Mayor Mistie Christiansen said she is very happy with the project, but there is more to be done to enable Emery to have water all winter long for the people and the livestock. "We water more than 2,000 cows and over 200 horses. There are real concerns. This is a big step and we couldn't have done it on our own. I want to thank everyone who helped," said the mayor.
Along with the building of the new pipeline is also the end of an era with water no longer flowing down Muddy Creek to the town of Emery. Below is a little of the history of the canal and the famous Blue Cut tunnel.

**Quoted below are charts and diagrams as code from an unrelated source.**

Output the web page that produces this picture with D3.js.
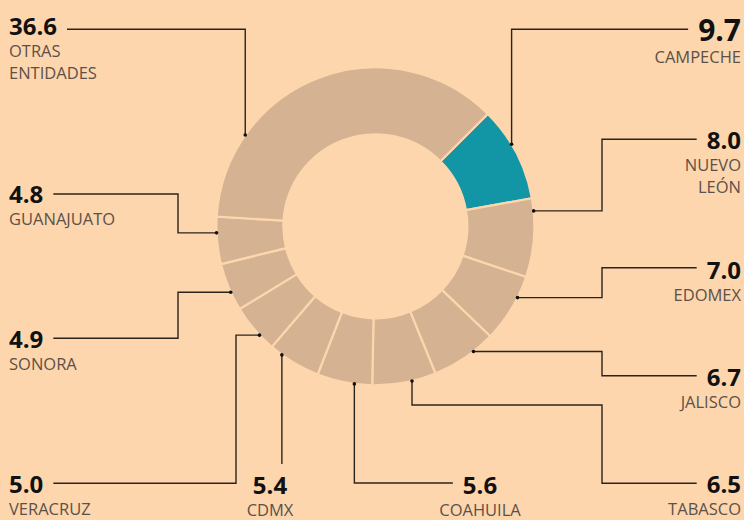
<!DOCTYPE html>
<html>
<head>
<meta charset="utf-8">
<script src="https://cdn.jsdelivr.net/npm/d3@7"></script>
<style>
  html, body { margin: 0; padding: 0; background: #fdd6ad; }
  svg { display: block; }
</style>
</head>
<body>
<svg id="dona"></svg>
<script>
const estados = [
  "CAMPECHE", "NUEVO LEÓN", "EDOMEX", "JALISCO", "TABASCO", "COAHUILA",
  "CDMX", "VERACRUZ", "SONORA", "GUANAJUATO", "OTRAS ENTIDADES"
];
const valores = [9.7, 8.0, 7.0, 6.7, 6.5, 5.6, 5.4, 5.0, 4.9, 4.8, 36.6];
const destacado = "CAMPECHE";

const size = { width: 744, height: 520 };
const center = { x: 375.4, y: 226.3 };
const radius = { inner: 92, outer: 159 };

const BG = "#fdd6ad";
const TAN = "#d4b292";
const TEAL = "#1296a5";
const INK = "#2b241d";

// callout layout, same order as estados
// t: where on the slice the dot sits, dir: first leg, turns: elbow coords
const callouts = [
  { t: 0.40, dir: "v", turns: [29.3], anchor: "end", x: 741, y: 41, big: true },
  { t: 0.16, dir: "h", turns: [602, 139.3], anchor: "end", x: 741, y: 149 },
  { t: 0.32, dir: "h", turns: [602, 267.7], anchor: "end", x: 741, y: 279 },
  { t: 0.34, dir: "h", turns: [602, 375.7], anchor: "end", x: 741, y: 386 },
  { t: 0.38, dir: "v", turns: [405, 602, 483.3], anchor: "end", x: 741, y: 493 },
  { t: 0.32, dir: "v", turns: [483], anchor: "middle", x: 480, y: 494 },
  { t: 0.76, dir: "v", turns: [464], anchor: "middle", x: 270, y: 494, noTail: true },
  { t: 0.34, dir: "h", turns: [236, 483.3], anchor: "start", x: 9, y: 493 },
  { t: 0.39, dir: "h", turns: [178, 338.3], anchor: "start", x: 9, y: 348 },
  { t: 0.66, dir: "h", turns: [178, 194], anchor: "start", x: 9, y: 203 },
  { t: 0.24, dir: "v", turns: [29.3], anchor: "start", x: 9, y: 35 }
];

const data = estados.map((name, i) => ({ name, value: valores[i] }));

const svg = d3
  .select("#dona")
  .attr("width", size.width)
  .attr("height", size.height)
  .style("font-family", "'Open Sans', 'Noto Sans', sans-serif");

svg
  .append("rect")
  .attr("width", size.width)
  .attr("height", size.height)
  .attr("fill", BG);

const pie = d3
  .pie()
  .sort(null)
  .value((d) => d.value)
  .startAngle(Math.PI / 4)
  .endAngle(Math.PI / 4 + 2 * Math.PI);

const arcs = pie(data);

const arc = d3.arc().innerRadius(radius.inner).outerRadius(radius.outer);

svg
  .append("g")
  .attr("transform", `translate(${center.x},${center.y})`)
  .selectAll("path")
  .data(arcs)
  .join("path")
  .attr("d", arc)
  .attr("fill", (d) => (d.data.name === destacado ? TEAL : TAN))
  .attr("stroke", BG)
  .attr("stroke-width", 2.2);

const fmt = d3.format(".1f");
const labels = svg.append("g");
const leaders = svg.append("g");

arcs.forEach((d, i) => {
  const c = callouts[i];
  const a = d.startAngle + c.t * (d.endAngle - d.startAngle);
  const dot = [
    center.x + radius.outer * Math.sin(a),
    center.y - radius.outer * Math.cos(a)
  ];

  const g = labels.append("g").attr("text-anchor", c.anchor);
  const num = g
    .append("text")
    .attr("x", c.x)
    .attr("y", c.y)
    .attr("fill", "#111")
    .attr("font-weight", 700)
    .attr("font-size", c.big ? 30 : 24)
    .text(fmt(d.data.value));

  d.data.name.split(" ").forEach((w, j) => {
    g.append("text")
      .attr("x", c.x)
      .attr("y", c.y + 22 + j * 21.5)
      .attr("fill", "#5b5149")
      .attr("font-weight", 400)
      .attr("font-size", 16.5)
      .text(w);
  });

  // build the elbow route
  const pts = [dot];
  let [px, py] = dot;
  let dir = c.dir;
  c.turns.forEach((v) => {
    if (dir === "v") py = v;
    else px = v;
    pts.push([px, py]);
    dir = dir === "v" ? "h" : "v";
  });
  if (!c.noTail) {
    const box = num.node().getBBox();
    const endX = px < box.x ? box.x - 10 : box.x + box.width + 10;
    pts.push([endX, py]);
  }

  leaders
    .append("path")
    .attr("d", d3.line()(pts))
    .attr("fill", "none")
    .attr("stroke", INK)
    .attr("stroke-width", 1.4);

  leaders
    .append("circle")
    .attr("cx", dot[0])
    .attr("cy", dot[1])
    .attr("r", 1.8)
    .attr("fill", "#111");
});
</script>
</body>
</html>
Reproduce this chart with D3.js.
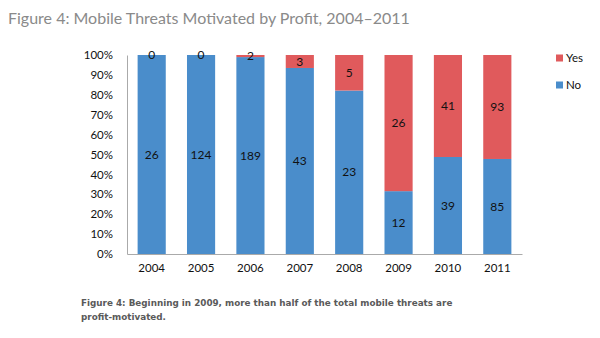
<!DOCTYPE html>
<html><head><meta charset="utf-8">
<script src="https://cdn.jsdelivr.net/npm/d3@7"></script>
<style>body{margin:0;background:#fff}svg{display:block}</style>
</head><body>
<script>
const years = ["2004","2005","2006","2007","2008","2009","2010","2011"];
const noCounts = [26,124,189,43,23,12,39,85];
const yesCounts = [0,0,2,3,5,26,41,93];
const yTicks = [0,0.1,0.2,0.3,0.4,0.5,0.6,0.7,0.8,0.9,1];
const seriesNames = ["Yes","No"];
const colors = {Yes:"#e05a5c", No:"#4a8dcb"};

const W=600,H=338;
const svg=d3.select("body").append("svg").attr("width",W).attr("height",H);
const font="Lato, 'Open Sans', sans-serif";

svg.append("text").attr("x",8).attr("y",24).attr("font-family",font).attr("font-size",16)
  .attr("fill","#8a8a8a").text("Figure 4: Mobile Threats Motivated by Profit, 2004\u20132011");

const x=d3.scaleBand().domain(years).range([127,522]).paddingInner(0.43).paddingOuter(0.215);
const y=d3.scaleLinear().domain([0,1]).range([254,55]);

const data=years.map((yr,i)=>{const t=noCounts[i]+yesCounts[i];return {yr,no:noCounts[i],yes:yesCounts[i],pNo:noCounts[i]/t};});

// bars
svg.append("g").selectAll("rect.no").data(data).join("rect")
  .attr("x",d=>x(d.yr)).attr("width",x.bandwidth())
  .attr("y",d=>y(d.pNo)).attr("height",d=>y(0)-y(d.pNo)).attr("fill",colors.No);
svg.append("g").selectAll("rect.yes").data(data).join("rect")
  .attr("x",d=>x(d.yr)).attr("width",x.bandwidth())
  .attr("y",y(1)).attr("height",d=>y(d.pNo)-y(1)).attr("fill",colors.Yes);

// labels
const lab=svg.append("g").attr("font-family",font).attr("font-size",12).attr("fill","#111").attr("text-anchor","middle");
lab.selectAll("text.n").data(data).join("text").attr("x",d=>x(d.yr)+x.bandwidth()/2)
  .attr("y",d=>y(d.pNo/2)).attr("dy","0.35em").text(d=>d.no);
lab.selectAll("text.y").data(data).join("text").attr("x",d=>x(d.yr)+x.bandwidth()/2)
  .attr("y",d=>y((1+d.pNo)/2)).attr("dy","0.35em").text(d=>d.yes);

// axes
const ya=svg.append("g").attr("transform","translate(127,0)")
  .call(d3.axisLeft(y).tickValues(yTicks).tickFormat(d3.format(".0%")).tickSize(0).tickPadding(14));
ya.select(".domain").attr("stroke","#aaa");
ya.selectAll("text").attr("font-family",font).attr("font-size",11.5).attr("fill","#111");
const xa=svg.append("g").attr("transform","translate(0,254)")
  .call(d3.axisBottom(x).tickSize(0).tickPadding(10));
xa.select(".domain").attr("stroke","#aaa");
xa.selectAll("text").attr("font-family",font).attr("font-size",11.5).attr("fill","#111");

// legend
const lg=svg.append("g").selectAll("g").data(seriesNames).join("g")
  .attr("transform",(d,i)=>`translate(556,${58+i*27})`);
lg.append("rect").attr("x",0).attr("y",-3.5).attr("width",7).attr("height",7).attr("fill",d=>colors[d]);
lg.append("text").attr("x",10).attr("dy","0.35em").attr("font-family",font).attr("font-size",11.5).attr("fill","#111").text(d=>d);

// caption
const cap=svg.append("text").attr("font-family","'DejaVu Sans', sans-serif").attr("font-size",8.8).attr("font-weight","bold").attr("fill","#5a5a5a");
cap.append("tspan").attr("x",81).attr("y",306).text("Figure 4: Beginning in 2009, more than half of the total mobile threats are");
cap.append("tspan").attr("x",81).attr("y",320).text("profit-motivated.");
</script>
</body></html>
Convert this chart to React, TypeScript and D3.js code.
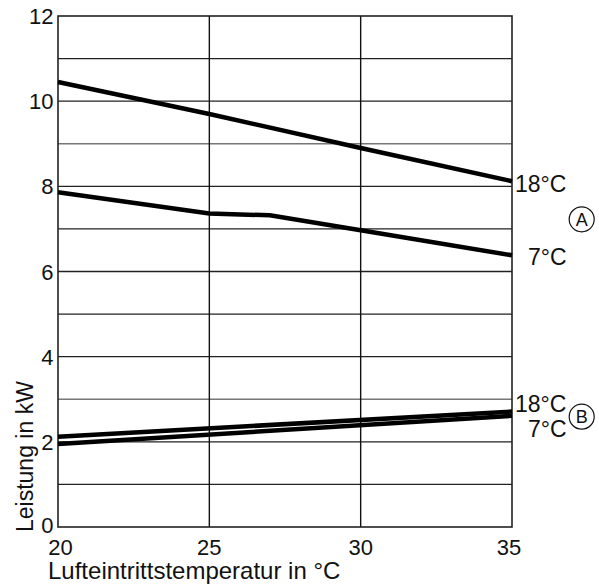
import React from 'react';
import * as d3 from 'd3';

// Leistung (kW) über Lufteintrittstemperatur (°C)
const xTicks = [20, 25, 30, 35];
const yTicks = [0, 2, 4, 6, 8, 10, 12];
const yGrid = [1, 2, 3, 4, 5, 6, 7, 8, 9, 10, 11];

const tempA18 = [20, 25, 30, 35];
const valA18 = [10.45, 9.7, 8.9, 8.12];
const tempA7 = [20, 25, 27, 30, 35];
const valA7 = [7.86, 7.36, 7.32, 6.97, 6.38];
const tempB18 = [20, 35];
const valB18 = [2.12, 2.71];
const tempB7 = [20, 35];
const valB7 = [1.95, 2.61];

const font = '"Liberation Sans", Arial, sans-serif';

export default function App() {
  const W = 599, H = 585;
  const left = 58, right = 512, top = 16, bottom = 527;

  const x = d3.scaleLinear().domain([20, 35]).range([left, right]);
  const y = d3.scaleLinear().domain([0, 12]).range([bottom, top]);

  const line = d3.line<[number, number]>()
    .x(d => x(d[0]))
    .y(d => y(d[1]));

  const series = [
    { t: tempA18, v: valA18 },
    { t: tempA7, v: valA7 },
    { t: tempB18, v: valB18 },
    { t: tempB7, v: valB7 },
  ];

  return (
    <svg width={W} height={H} style={{ position: 'absolute', left: 0, top: 0, background: '#fff' }}
      fontFamily={font}>
      {/* grid */}
      {yGrid.map(g => (
        <line key={'h' + g} x1={left} x2={right} y1={y(g)} y2={y(g)}
          stroke={g === 9 || g === 3 ? '#777' : '#222'} strokeWidth={1.3} />
      ))}
      {xTicks.slice(1, -1).map(t => (
        <line key={'v' + t} x1={x(t)} x2={x(t)} y1={top} y2={bottom} stroke="#111" strokeWidth={1.4} />
      ))}
      {/* frame */}
      <rect x={left} y={top} width={right - left} height={bottom - top} fill="none" stroke="#222" strokeWidth={1.6} />

      {/* curves */}
      {series.map((s, i) => (
        <path key={i} d={line(s.t.map((t, j) => [t, s.v[j]] as [number, number])) || ''}
          fill="none" stroke="#000" strokeWidth={4.5} />
      ))}

      {/* y ticks */}
      {yTicks.map(t => (
        <text key={'yt' + t} x={53.5} y={y(t) + (t === 0 ? 6 : 8)} textAnchor="end" fontSize={22} fill="#111">{t}</text>
      ))}
      {/* x ticks */}
      {xTicks.map(t => (
        <text key={'xt' + t} x={x(t) + (t === 20 ? 2.5 : t === 35 ? -3 : 0)} y={555} textAnchor="middle" fontSize={22} fill="#111">{t}</text>
      ))}

      <text x={48} y={579} fontSize={24} fill="#111">Lufteintrittstemperatur in °C</text>
      <text transform={`translate(33, 532) rotate(-90)`} fontSize={23} fill="#111">Leistung in kW</text>

      {/* curve labels */}
      <text x={515} y={191.5} fontSize={23} fill="#111">18°C</text>
      <text x={528} y={265} fontSize={23} fill="#111">7°C</text>
      <text x={515} y={411.5} fontSize={23} fill="#111">18°C</text>
      <text x={528} y={436.5} fontSize={23} fill="#111">7°C</text>

      <circle cx={581.7} cy={219.3} r={12.5} fill="none" stroke="#111" strokeWidth={1.2} />
      <text x={581.7} y={225.8} textAnchor="middle" fontSize={18} fill="#111">A</text>
      <circle cx={581.7} cy={416.7} r={12.5} fill="none" stroke="#111" strokeWidth={1.2} />
      <text x={581.7} y={423.2} textAnchor="middle" fontSize={18} fill="#111">B</text>
    </svg>
  );
}
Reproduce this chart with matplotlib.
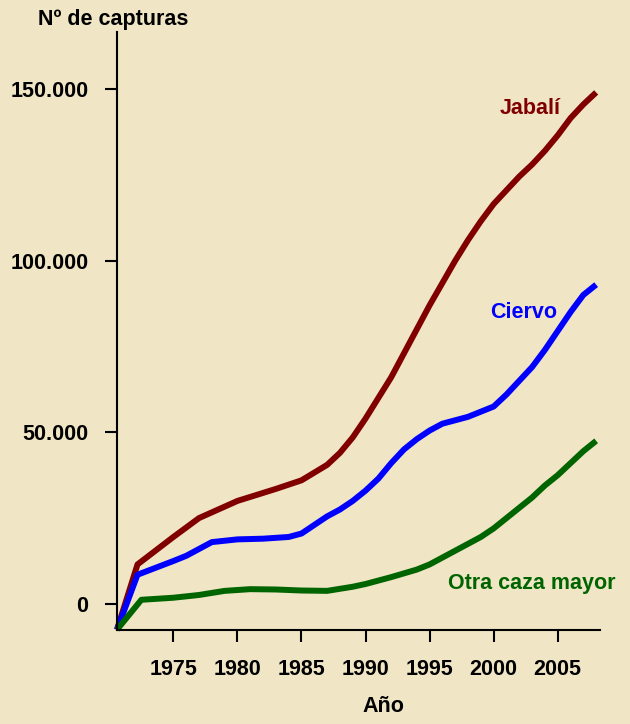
import matplotlib
matplotlib.use("Agg")
import matplotlib.pyplot as plt

# values (number of captures per year)
years_jabali = [1970.6, 1972.2, 1975, 1977, 1980, 1983, 1985, 1987, 1988, 1989, 1990,
                1991, 1992, 1993, 1994, 1995, 1996, 1997, 1998, 1999, 2000,
                2001, 2002, 2003, 2004, 2005, 2006, 2007, 2008]
jabali = [-7500, 11500, 19500, 25000, 30000, 33500, 36000, 40500, 44000, 48500, 54000,
          60000, 66000, 73000, 80000, 87000, 93500, 100000, 106000, 111500, 116500,
          120500, 124500, 128000, 132000, 136500, 141500, 145500, 149000]

years_ciervo = [1970.6, 1972.2, 1975, 1976, 1977, 1978, 1980, 1982, 1984, 1985, 1986,
                1987, 1988, 1989, 1990, 1991, 1992, 1993, 1994, 1995, 1996, 1997,
                1998, 1999, 2000, 2001, 2002, 2003, 2004, 2005, 2006, 2007, 2008]
ciervo = [-7500, 8500, 12500, 14000, 16000, 18000, 18800, 19000, 19500, 20500, 23000,
          25500, 27500, 30000, 33000, 36500, 41000, 45000, 48000, 50500, 52500, 53500,
          54500, 56000, 57500, 61000, 65000, 69000, 74000, 79500, 85000, 90000, 93000]

years_otra = [1970.6, 1972.5, 1975, 1977, 1979, 1981, 1983, 1985, 1987, 1989, 1990,
              1992, 1994, 1995, 1996, 1997, 1998, 1999, 2000, 2001, 2002, 2003,
              2004, 2005, 2006, 2007, 2008]
otra = [-7500, 1200, 1800, 2600, 3800, 4300, 4200, 3900, 3800, 5000, 5800,
        7800, 10000, 11500, 13500, 15500, 17500, 19500, 22000, 25000, 28000, 31000,
        34500, 37500, 41000, 44500, 47500]

xticks = [1975, 1980, 1985, 1990, 1995, 2000, 2005]
yticks = [0, 50000, 100000, 150000]
ytick_labels = ["0", "50.000", "100.000", "150.000"]

bg = "#F0E5C5"
fs = 15.5
plt.rcParams["font.family"] = ["Liberation Sans", "DejaVu Sans"]
plt.rcParams["font.weight"] = "bold"

fig = plt.figure(figsize=(6.3, 7.24), dpi=100, facecolor=bg)
W, H = 630, 724
ax = fig.add_axes([117 / W, 1 - 630 / H, (600 - 117) / W, (630 - 32) / H])
ax.set_facecolor(bg)

style = dict(lw=4.3, solid_capstyle="butt", solid_joinstyle="round", clip_on=False)
ax.plot(years_jabali, jabali, color="#800000", **style)
ax.plot(years_ciervo, ciervo, color="#0000FF", **style)
ax.plot(years_otra, otra, color="#006400", **style)

ax.set_xlim(1970.6, 2008.3)
ax.set_ylim(-7600, 166600)

ax.set_xticks(xticks)
ax.set_xticklabels([str(y) for y in xticks], fontsize=fs, fontweight="bold")
ax.set_yticks(yticks)
ax.set_yticklabels(ytick_labels, fontsize=fs, fontweight="bold")

for s in ["top", "right"]:
    ax.spines[s].set_visible(False)
for s in ["left", "bottom"]:
    ax.spines[s].set_linewidth(1.5)
ax.tick_params(axis="x", length=8.6, width=1.5, pad=12)
ax.tick_params(axis="y", length=8.6, width=1.5, pad=12)

fig.text(113 / W, 1 - 19 / H, "Nº de capturas", ha="center", va="center",
         fontsize=fs, fontweight="bold")
fig.text(383 / W, 1 - 707 / H, "Año", ha="center", va="center",
         fontsize=fs, fontweight="bold")
fig.text(530 / W, 1 - 108 / H, "Jabalí", ha="center", va="center",
         fontsize=fs, fontweight="bold", color="#800000")
fig.text(524 / W, 1 - 312 / H, "Ciervo", ha="center", va="center",
         fontsize=fs, fontweight="bold", color="#0000FF")
fig.text(532 / W, 1 - 583 / H, "Otra caza mayor", ha="center", va="center",
         fontsize=fs, fontweight="bold", color="#006400")

fig.savefig("out.png", dpi=100, facecolor=bg)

"The tunnel builders". In 1889, the pioneers had located on the Muddy Creek three miles North East of the town of Emery. The build a tunnel 1,200 feet long through blue slate rock to bring water to the town of Emery. Their only tools were pick and shovel and blasting powder. They hauled dirt out in a two wheeled cart. They sank three shafts, one at each end and one in the middle of the blue slate hill, allowing for work in four directions. The pioneers used horse power to hoist dirt out in wooden buckets. Their living quarters were dugouts along Muddy Creek, called Camp Muddy Creek. The irrigation canal began as a tunnel engineered by pioneers in 1885 and finished in 1889. Many of the people in Emery have memories of the tunnel and the canal, Merlin Christiansen as a child he would skate on the canal into the tunnel in the winter. Merlin said the pioneers attempted to shore up the tunnel with cedar posts along the wall and roof. Cave ins were frequent and they used a scraper on a long cable, pulled by a team of horses to clean out the tunnel.
By putting the tunnel through this blue slate hill the pioneers were able to get water to more fields at a higher elevation, than they would have if they had gone two miles around the hill resulting in a loss of water due to seepage and evaporation.
Nielson Construction Company replaced the tunnel with a deep ditch after a tunnel collapse in the 1940s.